My colleague alerted me to this recent judgment in Singapore of a man accused of drug trafficking. It made me think and wonder quite how we conceptualise, construct and then attribute culpability.
In many sense, our laws tries its best to identify evidence disinguishing intention from the outcome when it comes to crimes. This is why there is a difference between murder and manslaughter. So there is some kind of penalty both in terms of intent and outcome; and they compound.
Now the point is that intention is hard to tell; if a person fails to achieve an outcome, it is not always easy to be able to demonstrate his intentions. On the other hand, it can be hard to think that an outcome wasn’t driven by some kind of intent. And there is the intent that is long-developed and the one that emerges on the fly. They are all different.
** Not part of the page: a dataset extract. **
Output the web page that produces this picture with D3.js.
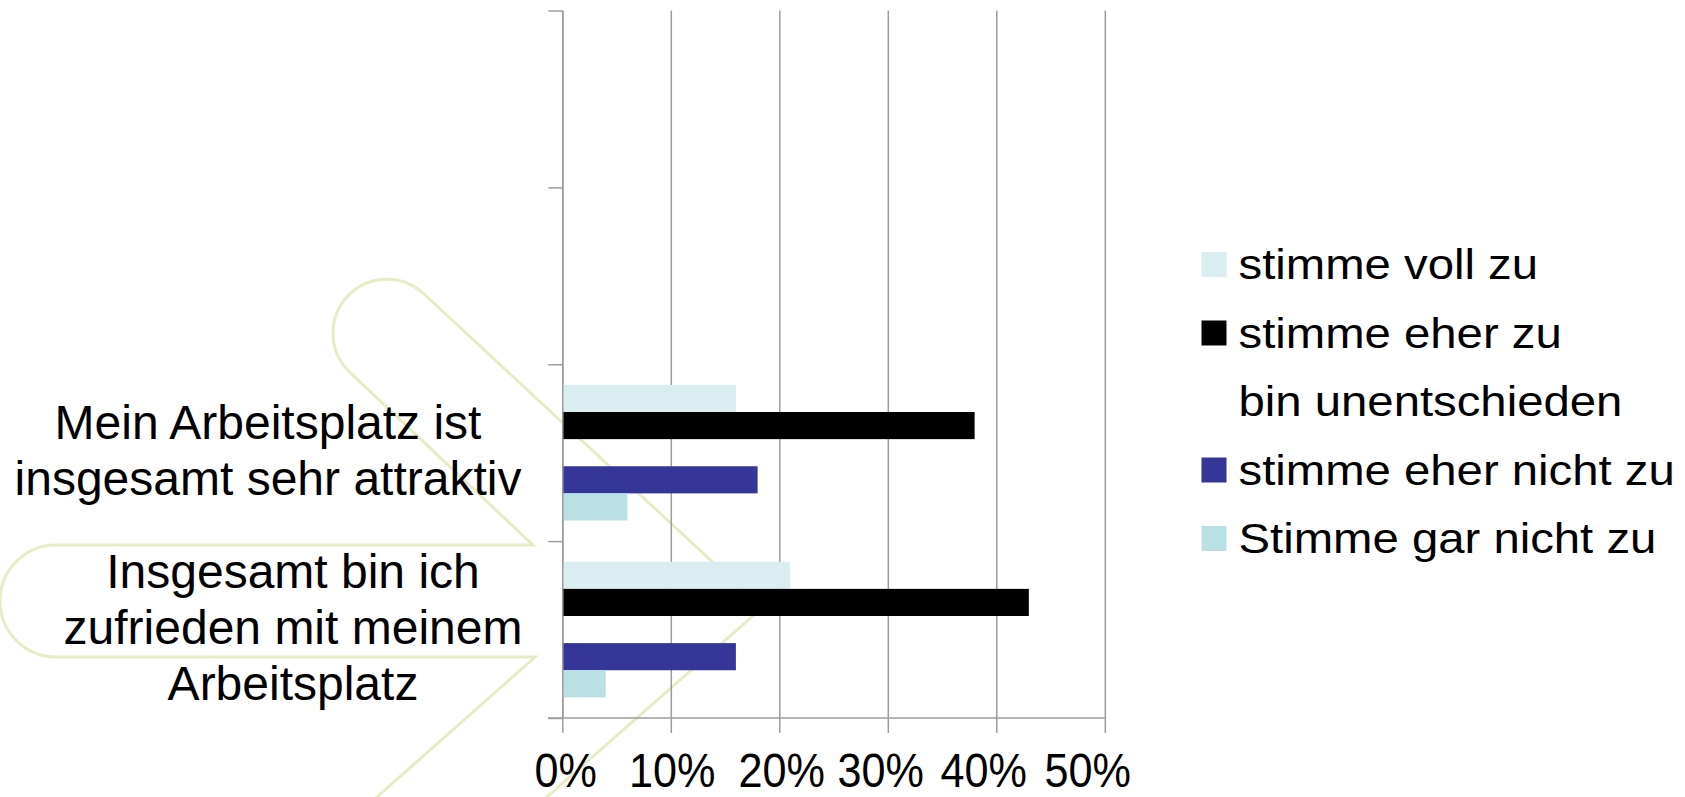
<!DOCTYPE html>
<html>
<head>
  <meta http-equiv="Content-Type" content="text/html; charset=UTF-8">
  <title>Arbeitsplatz Zufriedenheit</title>
  <script src="https://d3js.org/d3.v7.min.js"></script>
  <style>
    body { margin: 0; background: #fff; }
    text { font-family: "Liberation Sans", Arial, sans-serif; fill: #000; }
    .grid line { stroke: #9c9c9c; stroke-width: 1.5px; }
    .grid path { display: none; }
    .axis path, .axis line { stroke: #9c9c9c; stroke-width: 1.5px; }
    .deco { fill: none; stroke: #e8ecc6; stroke-width: 3px; }
  </style>
</head>
<body>
  <div id="chart"></div>
  <script>
    // chart data
    var categories = ["", "", "Mein Arbeitsplatz ist|insgesamt sehr attraktiv", "Insgesamt bin ich|zufrieden mit meinem|Arbeitsplatz"];
    var series = ["stimme voll zu", "stimme eher zu", "bin unentschieden", "stimme eher nicht zu", "Stimme gar nicht zu"];
    var colors = ["#daedf0", "#000000", "#ffffff", "#363598", "#b9e0e3"];
    // one row per category, one value per series (share of answers)
    var valuesAttraktiv = [0.16, 0.38, 0, 0.18, 0.06];
    var valuesZufrieden = [0.21, 0.43, 0, 0.16, 0.04];
    var values = [null, null, valuesAttraktiv, valuesZufrieden];
    var xTicks = [0, 0.1, 0.2, 0.3, 0.4, 0.5];

    var width = 1685, height = 797;
    var plotLeft = 562.3, plotRight = 1104.8, plotTop = 10.5, plotBottom = 718;
    var labelCenter = [0, 0, 268, 293];
    // the slide squeezes the last tick labels a bit to the left
    var tickLabelShift = [3, 1, 2, -7.5, -13, -17.5];

    var svg = d3.select("#chart").append("svg")
        .attr("width", width)
        .attr("height", height);

    // faint arrow watermark of the slide background
    svg.append("path")
        .attr("class", "deco")
        .attr("d", "M423,293 L762,608 L441,890");
    svg.append("path")
        .attr("class", "deco")
        .attr("d", "M423,293 A54,54 0 0 0 349.6,372.2 L533,545 L56,545 A56,56 0 0 0 56,657 L535,657 L272,890");

    // scales
    var x = d3.scaleLinear().domain([0, 0.5]).range([plotLeft, plotRight]);
    var y = d3.scaleBand().domain(d3.range(categories.length)).range([plotTop, plotBottom]);
    var yInner = d3.scaleBand().domain(series).range([0, y.bandwidth()]).paddingOuter(0.76);
    var yEdge = d3.scaleLinear().domain([0, categories.length]).range([plotTop, plotBottom]);

    // vertical gridlines
    svg.append("g")
        .attr("class", "grid")
        .attr("transform", "translate(0," + plotBottom + ")")
        .call(d3.axisBottom(x).tickValues(xTicks).tickSize(-(plotBottom - plotTop)).tickFormat(""));

    // bars
    var groups = svg.append("g").selectAll("g")
        .data(values.map(function(v, i) { return {i: i, v: v}; }).filter(function(d) { return d.v; }))
        .enter().append("g")
        .attr("transform", function(d) { return "translate(0," + y(d.i) + ")"; });

    groups.selectAll("rect")
        .data(function(d) { return d.v.map(function(val, k) { return {s: series[k], val: val, k: k}; }); })
        .enter().append("rect")
        .attr("x", x(0))
        .attr("y", function(d) { return yInner(d.s); })
        .attr("width", function(d) { return x(d.val) - x(0); })
        .attr("height", yInner.bandwidth())
        .attr("fill", function(d) { return colors[d.k]; });

    // x axis with tick labels
    var xAxis = svg.append("g")
        .attr("class", "axis")
        .attr("transform", "translate(0," + plotBottom + ")")
        .call(d3.axisBottom(x).tickValues(xTicks).tickSize(15).tickSizeOuter(0).tickFormat(d3.format(".0%")));
    xAxis.select(".domain").attr("d", "M548,0H" + plotRight);
    xAxis.selectAll("text")
        .attr("y", 69)
        .attr("dy", null)
        .attr("transform", function(d, i) { return "translate(" + tickLabelShift[i] + ",0) scale(0.9,1)"; })
        .style("font-size", "48px");

    // y axis: ticks on the category borders
    svg.append("g")
        .attr("class", "axis")
        .attr("transform", "translate(" + plotLeft + ",0)")
        .call(d3.axisLeft(yEdge).ticks(categories.length).tickSize(14).tickSizeOuter(0).tickFormat(""));

    // category labels
    var lineHeight = 55.7;
    categories.forEach(function(c, i) {
      if (!c) return;
      var lines = c.split("|");
      var cy = y(i) + y.bandwidth() / 2 + 14.3;
      var t = svg.append("text")
          .attr("text-anchor", "middle")
          .style("font-size", "48px");
      lines.forEach(function(line, j) {
        t.append("tspan")
            .attr("x", labelCenter[i])
            .attr("y", cy + (j - (lines.length - 1) / 2) * lineHeight)
            .text(line);
      });
    });

    // legend
    var legend = svg.append("g").selectAll("g")
        .data(series)
        .enter().append("g")
        .attr("transform", function(d, i) { return "translate(1201.5," + (279 + i * 68.5) + ")"; });

    legend.append("rect")
        .attr("x", 0)
        .attr("y", -27)
        .attr("width", 25)
        .attr("height", 25)
        .attr("fill", function(d, i) { return colors[i]; });

    legend.append("text")
        .attr("transform", "translate(37,0) scale(1.1,1)")
        .style("font-size", "43px")
        .text(function(d) { return d; });
  </script>
</body>
</html>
So to what extent do we take responsibility? When we consume electricity from the grid, are we responsible for the emissions that were produced in generating the power? What if we tried to switch to green electricity but the solar panels aren’t generating so we are consuming from the grid? Who should be responsible of making sure supply chains are free of corruption and exploitation? Is the ability to shoulder responsibility based on financial capacity? Knowledge? Or other resources?
At the end of the day, if we managed to reduce our carbon footprint to zero as individuals and yet our fellow man continues to emit and eventually climate changes and affects all of us, are we being held culpable for a crime we didn’t commit and an outcome we did not intend?